### Task input

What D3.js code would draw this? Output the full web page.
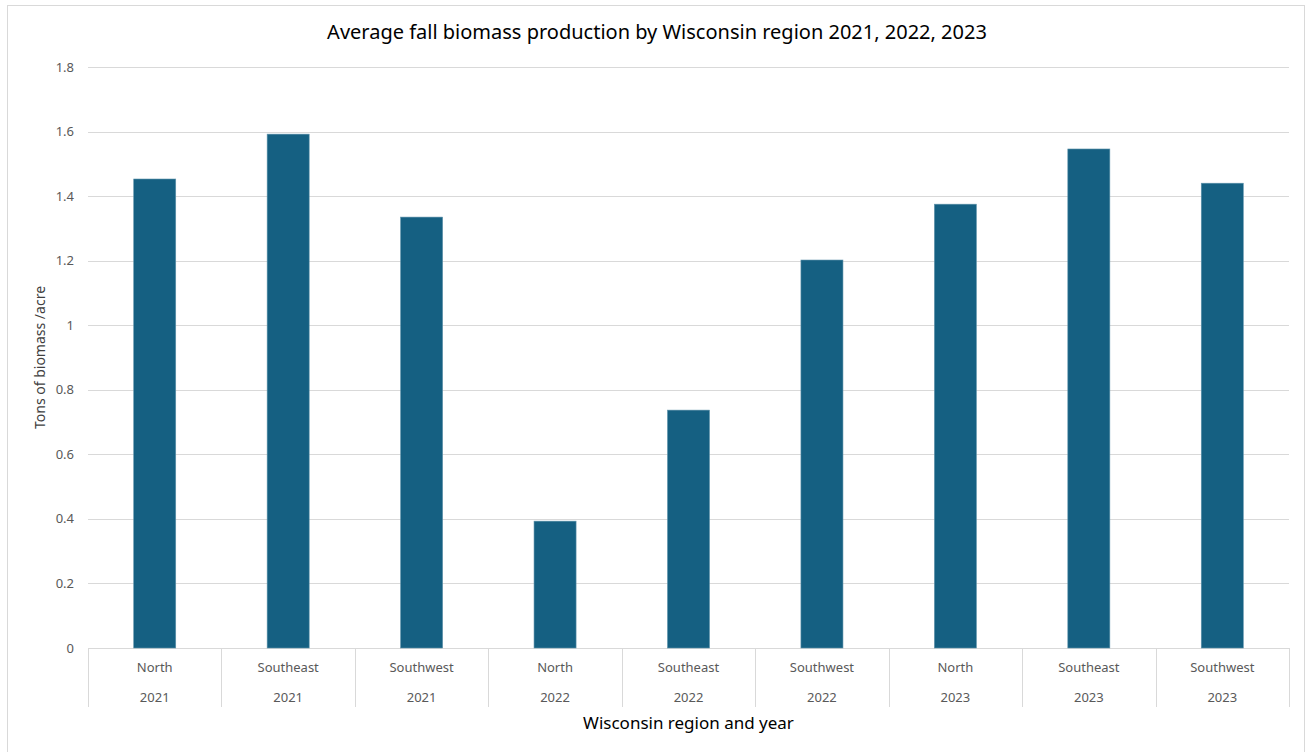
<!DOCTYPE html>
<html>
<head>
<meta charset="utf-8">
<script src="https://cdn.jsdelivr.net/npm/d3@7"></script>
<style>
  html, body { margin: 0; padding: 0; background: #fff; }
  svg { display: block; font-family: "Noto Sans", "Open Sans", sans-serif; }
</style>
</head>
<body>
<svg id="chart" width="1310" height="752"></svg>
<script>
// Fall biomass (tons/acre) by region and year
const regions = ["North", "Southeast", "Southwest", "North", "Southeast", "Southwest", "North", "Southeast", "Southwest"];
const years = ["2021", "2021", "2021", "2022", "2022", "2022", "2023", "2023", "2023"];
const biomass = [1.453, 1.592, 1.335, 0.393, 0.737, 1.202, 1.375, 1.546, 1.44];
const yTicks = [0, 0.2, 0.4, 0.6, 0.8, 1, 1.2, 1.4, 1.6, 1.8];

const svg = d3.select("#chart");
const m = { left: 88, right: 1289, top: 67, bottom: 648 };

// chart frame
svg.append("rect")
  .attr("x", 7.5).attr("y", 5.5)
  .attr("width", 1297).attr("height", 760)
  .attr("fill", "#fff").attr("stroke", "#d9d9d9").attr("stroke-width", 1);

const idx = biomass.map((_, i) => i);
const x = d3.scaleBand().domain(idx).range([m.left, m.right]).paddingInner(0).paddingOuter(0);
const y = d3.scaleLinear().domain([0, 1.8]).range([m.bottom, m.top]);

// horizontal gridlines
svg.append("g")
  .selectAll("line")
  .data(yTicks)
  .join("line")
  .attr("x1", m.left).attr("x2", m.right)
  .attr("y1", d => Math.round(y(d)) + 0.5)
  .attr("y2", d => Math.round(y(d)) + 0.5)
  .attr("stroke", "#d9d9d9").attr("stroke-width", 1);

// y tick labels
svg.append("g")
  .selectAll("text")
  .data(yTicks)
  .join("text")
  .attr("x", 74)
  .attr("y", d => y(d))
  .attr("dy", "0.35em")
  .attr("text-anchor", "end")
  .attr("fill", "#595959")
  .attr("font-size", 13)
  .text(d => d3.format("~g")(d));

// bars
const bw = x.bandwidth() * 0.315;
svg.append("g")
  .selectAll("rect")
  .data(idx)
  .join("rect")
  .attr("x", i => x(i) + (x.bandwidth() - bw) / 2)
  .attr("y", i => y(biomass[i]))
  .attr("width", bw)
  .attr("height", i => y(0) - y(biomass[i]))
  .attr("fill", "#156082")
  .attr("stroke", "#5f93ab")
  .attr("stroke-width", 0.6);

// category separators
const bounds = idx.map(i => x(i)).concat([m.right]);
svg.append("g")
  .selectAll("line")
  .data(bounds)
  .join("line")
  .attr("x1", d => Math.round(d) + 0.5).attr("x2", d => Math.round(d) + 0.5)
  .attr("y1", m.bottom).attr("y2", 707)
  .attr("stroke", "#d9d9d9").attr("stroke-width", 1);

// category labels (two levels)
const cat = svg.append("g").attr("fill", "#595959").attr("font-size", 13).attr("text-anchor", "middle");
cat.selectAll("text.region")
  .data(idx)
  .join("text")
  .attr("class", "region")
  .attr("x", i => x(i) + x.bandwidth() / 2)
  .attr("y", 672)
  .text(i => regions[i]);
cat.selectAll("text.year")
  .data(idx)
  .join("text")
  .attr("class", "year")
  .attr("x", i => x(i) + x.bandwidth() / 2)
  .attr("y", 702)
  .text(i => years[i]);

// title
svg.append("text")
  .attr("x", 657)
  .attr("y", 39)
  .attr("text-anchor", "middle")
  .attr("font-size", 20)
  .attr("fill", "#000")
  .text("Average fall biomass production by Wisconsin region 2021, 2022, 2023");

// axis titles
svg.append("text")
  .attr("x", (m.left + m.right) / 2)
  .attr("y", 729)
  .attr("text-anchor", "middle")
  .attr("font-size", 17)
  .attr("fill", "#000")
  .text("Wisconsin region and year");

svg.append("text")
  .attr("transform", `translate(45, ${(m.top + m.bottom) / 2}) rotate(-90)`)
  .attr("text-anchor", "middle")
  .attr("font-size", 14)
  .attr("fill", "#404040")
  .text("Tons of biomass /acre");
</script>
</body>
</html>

######
### Task input

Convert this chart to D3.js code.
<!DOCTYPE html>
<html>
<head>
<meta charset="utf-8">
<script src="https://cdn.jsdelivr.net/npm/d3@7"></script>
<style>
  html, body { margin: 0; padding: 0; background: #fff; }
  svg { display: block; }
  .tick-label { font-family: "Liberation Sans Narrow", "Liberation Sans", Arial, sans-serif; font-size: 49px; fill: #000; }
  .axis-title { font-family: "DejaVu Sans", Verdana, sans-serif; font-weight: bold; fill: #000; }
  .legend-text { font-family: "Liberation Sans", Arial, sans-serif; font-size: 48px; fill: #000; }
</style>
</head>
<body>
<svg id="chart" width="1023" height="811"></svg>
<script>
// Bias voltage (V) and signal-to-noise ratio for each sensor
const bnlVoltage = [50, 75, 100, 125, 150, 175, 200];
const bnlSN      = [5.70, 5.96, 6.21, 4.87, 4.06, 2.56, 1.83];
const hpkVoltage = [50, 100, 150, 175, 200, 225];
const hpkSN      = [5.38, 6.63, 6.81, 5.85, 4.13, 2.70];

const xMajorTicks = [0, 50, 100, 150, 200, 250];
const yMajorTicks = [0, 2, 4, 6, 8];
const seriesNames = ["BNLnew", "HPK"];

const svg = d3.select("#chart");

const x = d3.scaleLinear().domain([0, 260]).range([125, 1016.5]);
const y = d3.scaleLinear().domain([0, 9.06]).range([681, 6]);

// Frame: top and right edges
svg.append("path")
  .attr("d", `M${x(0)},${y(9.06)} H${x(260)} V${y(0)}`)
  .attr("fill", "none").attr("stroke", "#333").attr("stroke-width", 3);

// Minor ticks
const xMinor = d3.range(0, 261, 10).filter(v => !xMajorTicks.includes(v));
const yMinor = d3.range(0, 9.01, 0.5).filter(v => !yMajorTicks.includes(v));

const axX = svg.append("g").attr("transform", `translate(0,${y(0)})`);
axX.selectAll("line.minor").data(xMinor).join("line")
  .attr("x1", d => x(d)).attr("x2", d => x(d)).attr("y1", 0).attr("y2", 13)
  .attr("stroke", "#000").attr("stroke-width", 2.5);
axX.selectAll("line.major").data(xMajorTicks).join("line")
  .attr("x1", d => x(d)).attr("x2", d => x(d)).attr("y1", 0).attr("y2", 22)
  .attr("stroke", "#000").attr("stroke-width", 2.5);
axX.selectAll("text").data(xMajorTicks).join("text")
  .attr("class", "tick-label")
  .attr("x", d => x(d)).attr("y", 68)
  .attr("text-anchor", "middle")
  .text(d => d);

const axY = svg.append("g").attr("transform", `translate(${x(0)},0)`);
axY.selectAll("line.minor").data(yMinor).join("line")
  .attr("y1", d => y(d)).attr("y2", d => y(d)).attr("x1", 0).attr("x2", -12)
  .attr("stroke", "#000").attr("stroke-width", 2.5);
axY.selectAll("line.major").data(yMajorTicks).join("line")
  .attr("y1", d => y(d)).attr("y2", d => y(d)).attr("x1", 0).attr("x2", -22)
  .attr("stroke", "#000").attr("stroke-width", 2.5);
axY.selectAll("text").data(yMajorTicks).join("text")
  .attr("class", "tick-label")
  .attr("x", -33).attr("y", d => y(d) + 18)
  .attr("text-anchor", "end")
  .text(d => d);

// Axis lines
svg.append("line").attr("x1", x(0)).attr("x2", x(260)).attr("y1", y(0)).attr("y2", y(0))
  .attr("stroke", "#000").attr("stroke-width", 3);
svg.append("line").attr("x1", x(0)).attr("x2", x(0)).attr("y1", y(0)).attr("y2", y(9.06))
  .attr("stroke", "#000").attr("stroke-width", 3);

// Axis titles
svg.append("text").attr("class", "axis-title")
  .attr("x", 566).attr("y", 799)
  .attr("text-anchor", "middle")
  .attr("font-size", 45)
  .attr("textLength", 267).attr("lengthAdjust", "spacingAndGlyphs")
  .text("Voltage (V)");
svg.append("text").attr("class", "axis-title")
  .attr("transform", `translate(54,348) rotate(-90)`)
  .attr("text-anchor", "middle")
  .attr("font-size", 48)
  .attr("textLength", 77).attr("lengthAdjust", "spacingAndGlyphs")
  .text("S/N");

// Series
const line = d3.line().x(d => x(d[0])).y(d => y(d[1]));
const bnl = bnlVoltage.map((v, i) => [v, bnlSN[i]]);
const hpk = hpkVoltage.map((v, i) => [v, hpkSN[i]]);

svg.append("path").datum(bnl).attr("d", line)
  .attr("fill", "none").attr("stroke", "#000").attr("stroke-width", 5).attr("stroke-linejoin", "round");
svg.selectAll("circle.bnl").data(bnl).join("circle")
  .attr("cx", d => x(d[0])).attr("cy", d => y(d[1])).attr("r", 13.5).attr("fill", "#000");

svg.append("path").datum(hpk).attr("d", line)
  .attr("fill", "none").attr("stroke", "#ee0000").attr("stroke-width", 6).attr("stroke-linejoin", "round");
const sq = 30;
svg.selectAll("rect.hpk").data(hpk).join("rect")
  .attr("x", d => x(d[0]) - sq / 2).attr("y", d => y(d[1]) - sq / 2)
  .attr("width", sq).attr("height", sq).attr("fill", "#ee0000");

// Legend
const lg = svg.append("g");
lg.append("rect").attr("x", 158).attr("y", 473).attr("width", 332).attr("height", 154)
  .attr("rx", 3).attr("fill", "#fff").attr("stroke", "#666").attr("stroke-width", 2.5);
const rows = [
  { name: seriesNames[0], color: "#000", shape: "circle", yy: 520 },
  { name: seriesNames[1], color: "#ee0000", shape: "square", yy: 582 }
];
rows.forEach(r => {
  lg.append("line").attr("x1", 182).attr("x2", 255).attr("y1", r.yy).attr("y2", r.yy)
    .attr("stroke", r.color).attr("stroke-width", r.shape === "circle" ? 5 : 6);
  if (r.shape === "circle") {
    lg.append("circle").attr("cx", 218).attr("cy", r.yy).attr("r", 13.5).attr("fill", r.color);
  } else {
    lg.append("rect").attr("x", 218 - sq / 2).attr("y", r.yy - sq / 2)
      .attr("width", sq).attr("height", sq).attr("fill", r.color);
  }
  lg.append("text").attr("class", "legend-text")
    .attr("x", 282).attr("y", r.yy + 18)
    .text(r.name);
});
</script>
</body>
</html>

######

## Problem description
Gather every line from the listing above in which the word "chart" appears.

## The answer
<svg id="chart" width="1310" height="752"></svg>
const svg = d3.select("#chart");
// chart frame
Convert this chart to D3.js code.
<svg id="chart" width="1023" height="811"></svg>
const svg = d3.select("#chart");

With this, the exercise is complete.